In April, 2007, amid a government inquiry into certain options grants made to Pixar executives, Disney disclosed that it could have to pay about $33.5 million to rectify improper backdating of options valued at $323 million. The options were granted by Pixar since 1997, but before the acquisition of Pixar by the company.
However, the company earlier said its probe found that no one currently associated with the company—including current Disney director/largest shareholder and former Pixar CEO Steve Jobs—had engaged in deliberate misconduct. We view the financial impact of this disclosure as relatively immaterial, and do not believe the company otherwise faces further regulatory scrutiny as a result of this development.

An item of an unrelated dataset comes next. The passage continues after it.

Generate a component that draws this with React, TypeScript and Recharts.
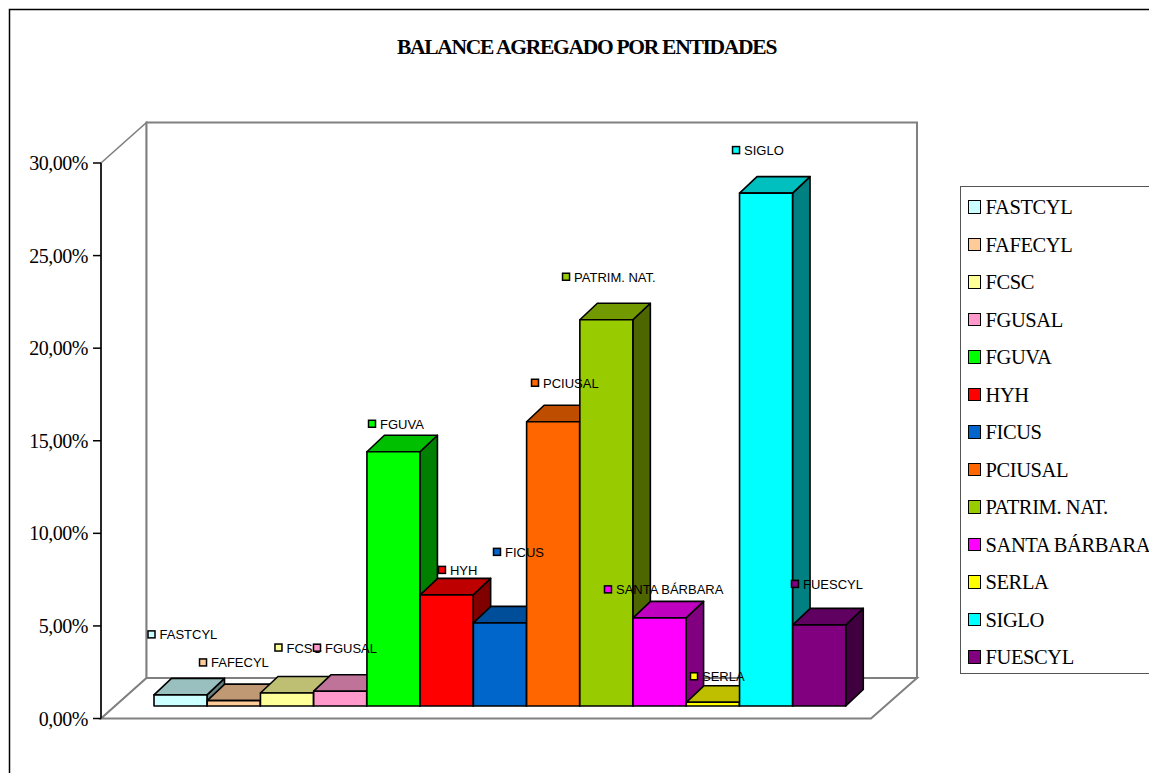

We see a number of risks to our investment recommendation and target price. First, with a relatively significant exposure to advertising-dependent businesses, the company could be adversely affected by a cyclical economic downturn, or by a ratings decline at ABC or ESPN. In addition, a sharp drop in consumer confidence and discretionary spending will likely adversely affect attendance levels at the worldwide theme parks, as would heightened geopolitical anxieties and terrorist attacks.
Further, the company's earnings and free cash flow could also fluctuate with the inherent volatility of studio entertainment results. As a content-oriented company, a lack of vertical integration could also make the company somewhat vulnerable in long-term carriage negotiations with highly consolidated multichannel video distributors.
We also see potential risk factors related to corporate governance issues, including, but not limited to, stock options practices. Finally, some of the media-networks businesses may also be exposed to adverse regulatory developments.